= American Marketing Association =

Professional association for marketing professionals

The American Marketing Association (AMA) is a professional association for marketing professionals with 30,000 members as of 2012. It has 76 professional chapters and 250 collegiate chapters across the United States.

The AMA was formed in from the merger of two predecessor organizations, the National Association of Marketing Teachers and the American Marketing Society. It also publishes a number of handbooks and research monographs. The AMA publishes the Journal of Marketing, Journal of Marketing Research, Journal of Public Policy and Marketing, Journal of International Marketing, Journal of Interactive Marketing, and Marketing News. It sponsors the collegiate honor society, Alpha Mu Alpha.

==Organization==
The American Marketing Association has a board of directors that are elected annually by its members and a set of councils that are appointed. The headquarters are located in Chicago.

==History==
At a 1915 convention of the Associated Advertising Clubs of the World, a group of advertising teachers established the National Association of Teachers of Advertising (NATA).
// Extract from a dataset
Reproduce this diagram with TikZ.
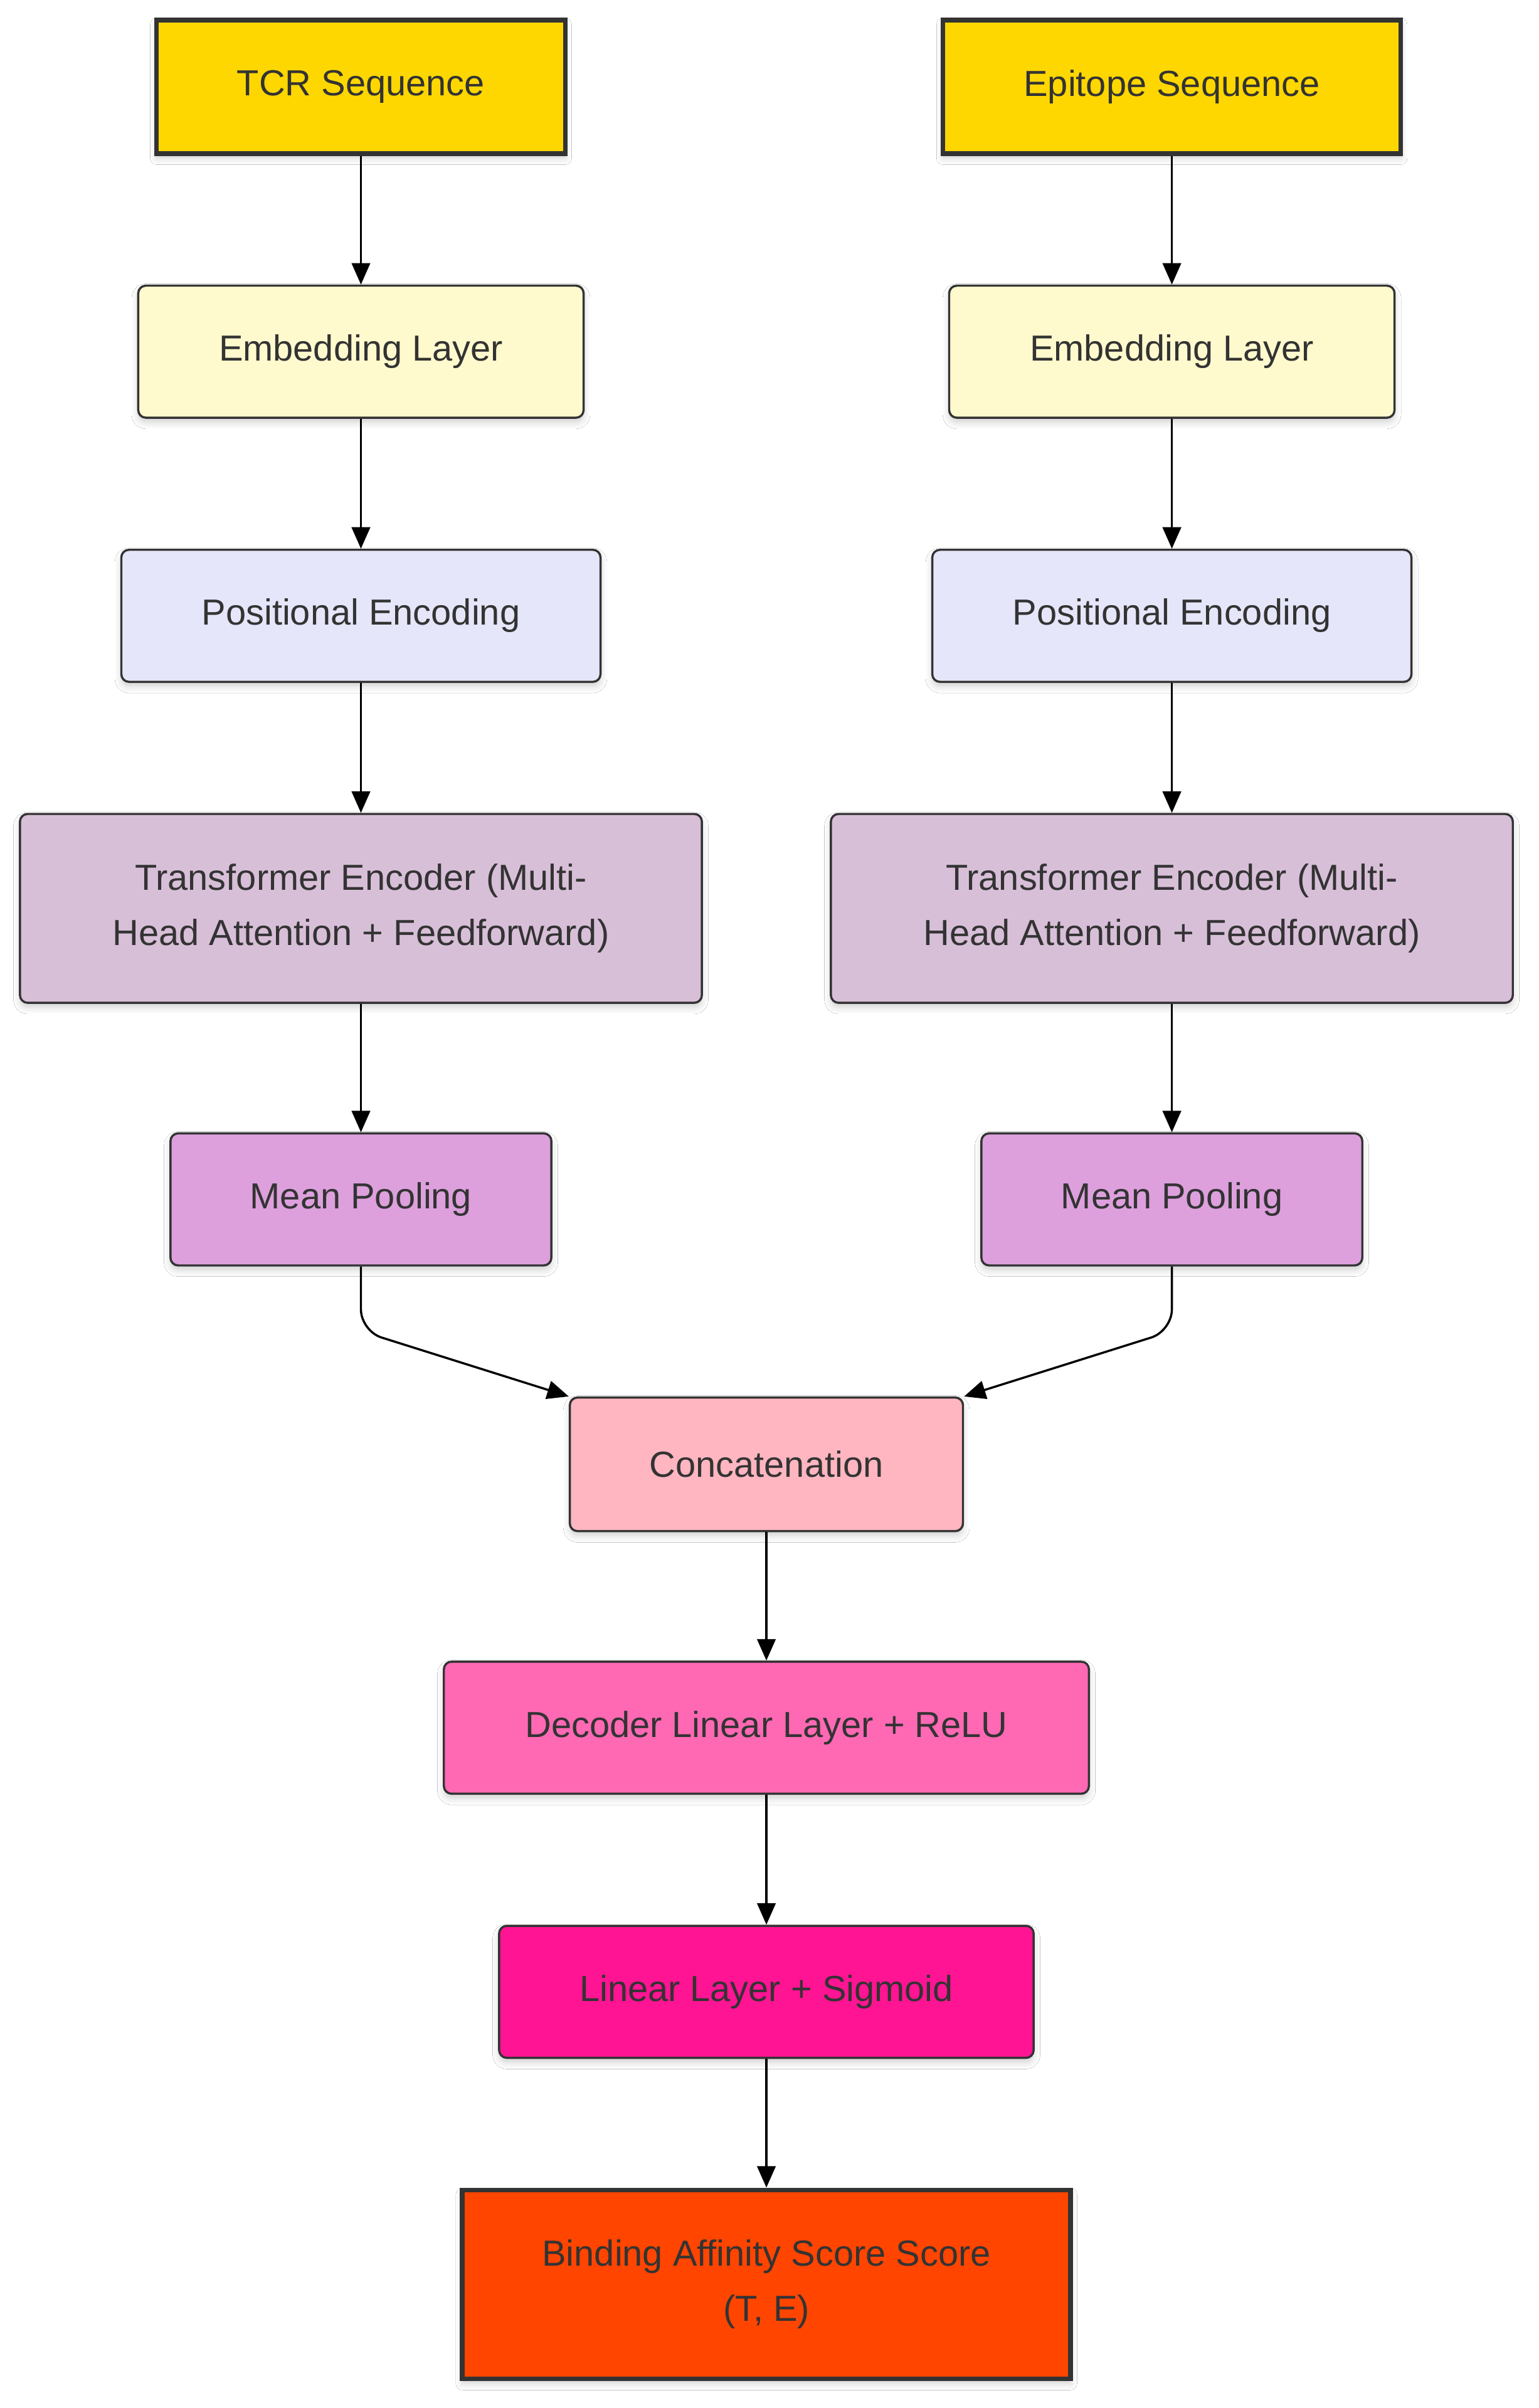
\documentclass[tikz,border=0pt]{standalone}
\usepackage{fontspec}
\setmainfont{Liberation Sans}
\usetikzlibrary{arrows.meta,shadows.blur}

\definecolor{txt}{HTML}{333333}
\definecolor{edge}{HTML}{333333}
\definecolor{cgold}{HTML}{FFD700}
\definecolor{clemon}{HTML}{FFFACD}
\definecolor{clav}{HTML}{E6E6FA}
\definecolor{cthistle}{HTML}{D8BFD8}
\definecolor{cplum}{HTML}{DDA0DD}
\definecolor{cpink}{HTML}{FFB6C1}
\definecolor{chot}{HTML}{FF69B4}
\definecolor{cdeep}{HTML}{FF1493}
\definecolor{corange}{HTML}{FF4500}

\tikzset{
  box/.style={draw=edge, text=txt, align=center, inner sep=0pt,
    font=\fontsize{11.8}{18}\selectfont,
    blur shadow={shadow xshift=0pt, shadow yshift=-1.5pt, shadow blur steps=6, shadow opacity=18}},
  stagebox/.style={box, line width=0.7pt, rounded corners=2.5pt, minimum height=43pt},
  endbox/.style={box, line width=1.5pt},
  flow/.style={draw=black, line width=0.7pt, -{Triangle[length=7pt,width=6pt]}}
}

\begin{document}
\begin{tikzpicture}[x=0.5pt,y=-0.5pt]
  \useasboundingbox[fill=white] (0,0) rectangle (1002,1568);

  % inputs
  \node[endbox, fill=cgold, minimum width=133pt, minimum height=43.5pt] (tcr) at (235,56.5) {TCR Sequence};
  \node[endbox, fill=cgold, minimum width=149pt, minimum height=43.5pt] (epi) at (763,56.5) {Epitope Sequence};

  % TCR branch
  \node[stagebox, fill=clemon, minimum width=145pt] (embL) at (235,229) {Embedding Layer};
  \node[stagebox, fill=clav, minimum width=156pt] (posL) at (235,401) {Positional Encoding};
  \node[stagebox, fill=cthistle, minimum width=222pt, minimum height=61.5pt] (tfL) at (235,591.5)
    {Transformer Encoder (Multi-\\Head Attention + Feedforward)};
  \node[stagebox, fill=cplum, minimum width=124pt] (mpL) at (235,781) {Mean Pooling};

  % epitope branch
  \node[stagebox, fill=clemon, minimum width=145pt] (embR) at (763,229) {Embedding Layer};
  \node[stagebox, fill=clav, minimum width=156pt] (posR) at (763,401) {Positional Encoding};
  \node[stagebox, fill=cthistle, minimum width=222pt, minimum height=61.5pt] (tfR) at (763,591.5)
    {Transformer Encoder (Multi-\\Head Attention + Feedforward)};
  \node[stagebox, fill=cplum, minimum width=124pt] (mpR) at (763,781) {Mean Pooling};

  % joint head
  \node[stagebox, fill=cpink, minimum width=128pt, minimum height=43.5pt] (cat) at (499,953.5) {Concatenation};
  \node[stagebox, fill=chot, minimum width=210pt] (dec) at (499,1125) {Decoder Linear Layer + ReLU};
  \node[stagebox, fill=cdeep, minimum width=174pt] (lin) at (499,1297) {Linear Layer + Sigmoid};
  \node[endbox, fill=corange, minimum width=198pt, minimum height=61.5pt] (out) at (499,1487.5)
    {Binding Affinity Score Score\\(T, E)};

  % connectors
  \draw[flow] (tcr) -- (embL);
  \draw[flow] (embL) -- (posL);
  \draw[flow] (posL) -- (tfL);
  \draw[flow] (tfL) -- (mpL);
  \draw[flow] (epi) -- (embR);
  \draw[flow] (embR) -- (posR);
  \draw[flow] (posR) -- (tfR);
  \draw[flow] (tfR) -- (mpR);
  \draw[flow, rounded corners=7pt] (mpL.south) -- ++(0,42) -- (cat.north west);
  \draw[flow, rounded corners=7pt] (mpR.south) -- ++(0,42) -- (cat.north east);
  \draw[flow] (cat) -- (dec);
  \draw[flow] (dec) -- (lin);
  \draw[flow] (lin) -- (out);
\end{tikzpicture}
\end{document}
Initial discussions revolved around the definition of advertising and the study of advertising. The group's name changed to the National Association of Teachers of Marketing & Advertising (NATMA) and then the National Association of Teachers of Marketing (NATM) as its focus expanded to marketing, incorporating educators from a variety of disciplines, including economics and accounting.
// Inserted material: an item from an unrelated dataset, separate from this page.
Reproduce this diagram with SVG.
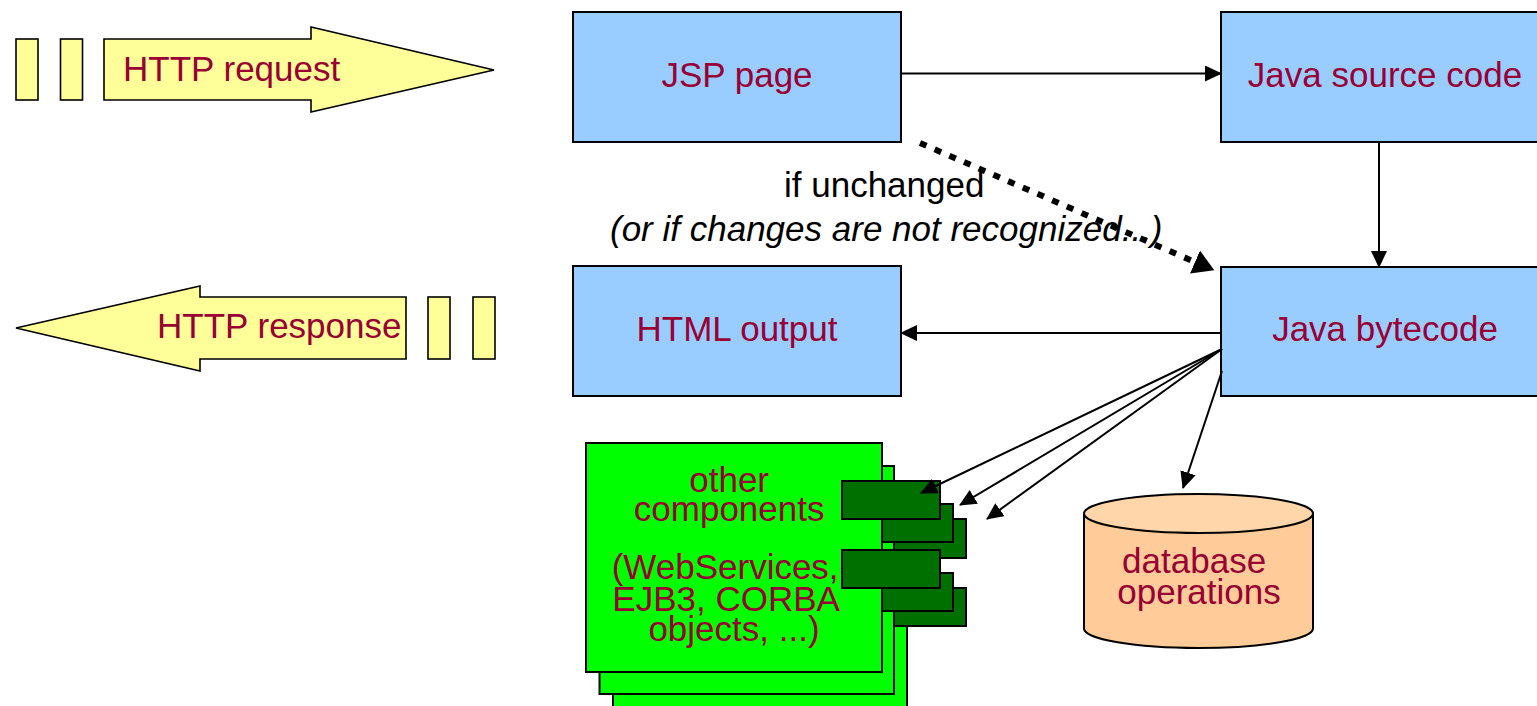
<svg xmlns="http://www.w3.org/2000/svg" width="1537" height="706" viewBox="0 0 1537 706">
  <style>
    .lbl { font-family: "Liberation Sans", Arial, sans-serif; font-size: 35px; fill: #990033; }
    .note { font-family: "Liberation Sans", Arial, sans-serif; font-size: 35px; fill: #000000; }
    .box { fill: #99CCFF; stroke: #000000; stroke-width: 2; }
    .http { fill: #FFFF99; stroke: #000000; stroke-width: 1.6; }
    .comp { fill: #00FF00; stroke: #000000; stroke-width: 2; }
    .port { fill: #007000; stroke: #000000; stroke-width: 2; }
    .wire { fill: none; stroke: #000000; stroke-width: 2; marker-end: url(#head); }
  </style>
  <defs>
    <marker id="head" markerUnits="userSpaceOnUse" markerWidth="18" markerHeight="16" refX="16" refY="8" orient="auto">
      <path d="M0,0 L17,8 L0,16 z" fill="#000000"/>
    </marker>
    <marker id="headBig" markerUnits="userSpaceOnUse" markerWidth="22" markerHeight="26" refX="0" refY="12.5" orient="auto">
      <path d="M0,0 L21,12.5 L0,25 z" fill="#000000"/>
    </marker>
  </defs>

  <rect width="1537" height="706" fill="#FFFFFF"/>

  <!-- incoming request -->
  <g id="http-request">
    <rect class="http" x="16" y="39" width="22" height="61"/>
    <rect class="http" x="60.5" y="39" width="22" height="61"/>
    <polygon class="http" points="104,39 311,39 311,27 494,70 311,112 311,100 104,100"/>
    <text class="lbl" x="123" y="81">HTTP request</text>
  </g>

  <!-- outgoing response -->
  <g id="http-response">
    <polygon class="http" points="406,297 200,297 200,286 16,328 200,371 200,359 406,359"/>
    <rect class="http" x="428" y="297" width="22" height="62"/>
    <rect class="http" x="473" y="297" width="22" height="62"/>
    <text class="lbl" x="157" y="338">HTTP response</text>
  </g>

  <g id="jsp-page">
    <rect class="box" x="573" y="12" width="328" height="130"/>
    <text class="lbl" x="737" y="87" text-anchor="middle">JSP page</text>
  </g>

  <g id="java-source">
    <rect class="box" x="1221" y="12" width="328" height="130"/>
    <text class="lbl" x="1385" y="87" text-anchor="middle">Java source code</text>
  </g>

  <g id="html-output">
    <rect class="box" x="573" y="266" width="328" height="130"/>
    <text class="lbl" x="737" y="341" text-anchor="middle">HTML output</text>
  </g>

  <g id="java-bytecode">
    <rect class="box" x="1221" y="267" width="328" height="129"/>
    <text class="lbl" x="1385" y="341" text-anchor="middle">Java bytecode</text>
  </g>

  <!-- stacked component boxes, back to front, each with two ports -->
  <g id="components">
    <rect class="comp" x="613" y="481" width="294" height="240"/>
    <rect class="port" x="869" y="519" width="97" height="39"/>
    <rect class="port" x="869" y="588" width="97" height="38"/>

    <rect class="comp" x="599.5" y="466" width="294.5" height="228"/>
    <rect class="port" x="855.5" y="504" width="97.5" height="38"/>
    <rect class="port" x="855.5" y="573" width="97.5" height="38"/>

    <rect class="comp" x="586" y="443" width="296" height="229"/>
    <rect class="port" x="842" y="481" width="98" height="38"/>
    <rect class="port" x="842" y="550" width="98" height="38"/>

    <text class="lbl" text-anchor="middle">
      <tspan x="734" y="492">other</tspan>
      <tspan x="734" y="521">components</tspan>
      <tspan x="730" y="579">(WebServices,</tspan>
      <tspan x="730" y="611">EJB3, CORBA</tspan>
      <tspan x="734" y="641">objects, ...)</tspan>
    </text>
  </g>

  <g id="database">
    <path d="M1084,513.5 L1084,628.5 A114.5,19.5 0 0 0 1313,628.5 L1313,513.5" fill="#FFCC99" stroke="#000000" stroke-width="2"/>
    <ellipse cx="1198.5" cy="513.5" rx="114.5" ry="19.5" fill="#FFD6AA" stroke="#000000" stroke-width="2"/>
    <text class="lbl" text-anchor="middle">
      <tspan x="1199" y="573">database</tspan>
      <tspan x="1199" y="604">operations</tspan>
    </text>
  </g>

  <g id="connectors">
    <text class="note" x="784" y="197">if unchanged</text>
    <text class="note" x="610" y="241" font-style="italic">(or if changes are not recognized...)</text>

    <line class="wire" x1="901" y1="73.5" x2="1221" y2="73.5"/>
    <line class="wire" x1="1379" y1="142" x2="1379" y2="267"/>
    <line class="wire" x1="1221" y1="333" x2="901" y2="333"/>
    <line class="wire" x1="1222" y1="349" x2="921" y2="493"/>
    <line class="wire" x1="1222" y1="349" x2="960" y2="505"/>
    <line class="wire" x1="1222" y1="349" x2="987" y2="519"/>
    <line class="wire" x1="1222" y1="371" x2="1183" y2="488"/>

    <line x1="920" y1="143" x2="1195" y2="262" stroke="#000000" stroke-width="6" stroke-dasharray="7 9" marker-end="url(#headBig)"/>
  </g>
</svg>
Approximately 15 years later, a second organization, the American Marketing Society (AMS), was founded, dedicated to the science of marketing. Lewis and Owen explained that the first president, Paul Nystrom, "expressed a need to find ways of lowering the cost of marketing, a concern for criticisms against marketing, and an interest in finding 'useful tools and devices in marketing practice'".

The two organizations jointly published the Journal of Marketing in 1936 and merged in 1937 to form the American Marketing Association. The association was housed at the University of Illinois in its early years and eventually moved its headquarters to Chicago as its professional staff expanded. As the study and practice of marketing became more sophisticated and specialized, the AMA also provided new offerings with the launch of the Journal of Marketing Research (1964) and acquisitions of the Journal of Public Policy & Marketing from the University of Michigan in 1990, and the Journal of International Marketing from Michigan State University in 1997. In 2022, the AMA acquired the Journal of Interactive Marketing.